While still focused on wealth at an early age, the baby bonds idea wouldn’t technically be a program to encourage families to save.
“We don’t want parents or relatives involved in the funding of this account. It would be publicly funded in its entirety,” says Darity.
The amount that would be initially put into each child’s trust fund, ideally at birth, would be dictated by the family’s wealth position, Darity explains. So, like San Francisco’s childhood savings account program, their proposed young adult trust fund program would be a universal program — but unlike San Francisco’s, it wouldn’t be uniform. The children of wealthiest parents would get what many childhood savings account programs provide today — just a $50 initial deposit. Meanwhile, children born in to the least wealthiest families would get something closer to an initial deposit of $50,000 or even higher. All “baby bond” accounts, regardless of initial size, would be guaranteed an interest rate of at least one percent.
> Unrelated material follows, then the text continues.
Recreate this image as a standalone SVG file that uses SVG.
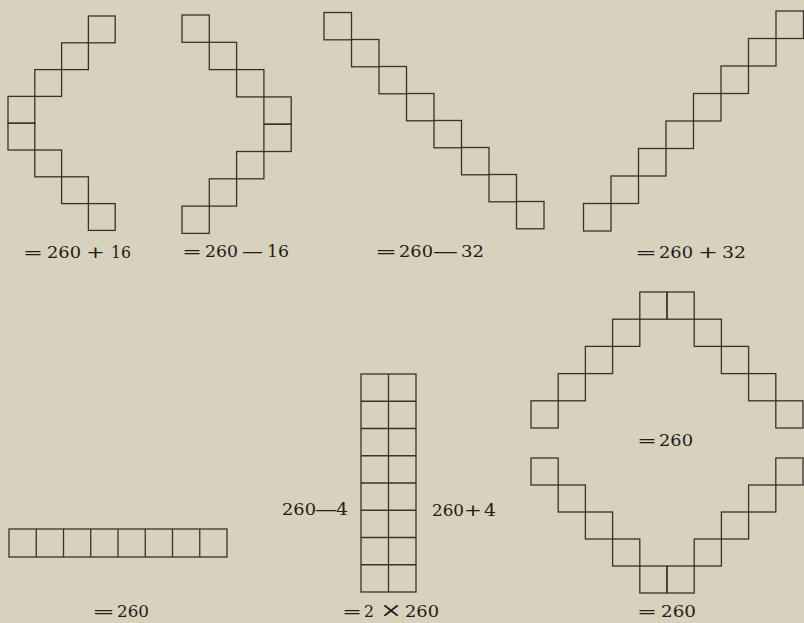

Lucy Mullany, a consultant for childhood savings account programs, has different expectations. She argues that the goal of childhood savings programs isn’t to reduce the racial wealth gap.
“While equity is a priority for [childhood savings accounts] in many cases, it’s often one tool in a much larger tool box,” Mullany says. “So, it’s really about providing an account in many cases, an account at birth, with an initial investment that can be a tool for further growth and can be an investment in a child. And it’s about the motivational change it has on children.”
Research from Washington University in St. Louis found that 55 percent of young people without savings accounts did not attend a four-year college by the time they were ages 19 to 22. Those with an account were seven times more likely to go to college than those without. The study also found that young people who had their own savings accounts were more likely to expect to graduate. Another study from University of Michigan researchers suggests that childhood savings accounts “may complement schools’ academic objectives.”
In St. Paul, Her also sees other benefits from childhood savings accounts besides supporting access to higher education.
“Our goal is not just about the child to understand the financial impact having an account has on them, but for parents,” says Her. “How do we ensure that our parents who are unbanked or underbanked have access to banking products that help them build credit?”
Her says that the design process is taking into consideration issues of systemic oppression and structural racism, and that these considerations helped determine the city’s choice of banking partner for the program, Sunrise Banks — certified as a community development financial institution, giving the bank access to additional federal resources for developing products designed to meet the needs of low-income households.
“What we are doing is figuring out how we can help people build capital,” Her says. She hopes that families can start building assets, “that they wouldn’t have known that they either needed or could have.”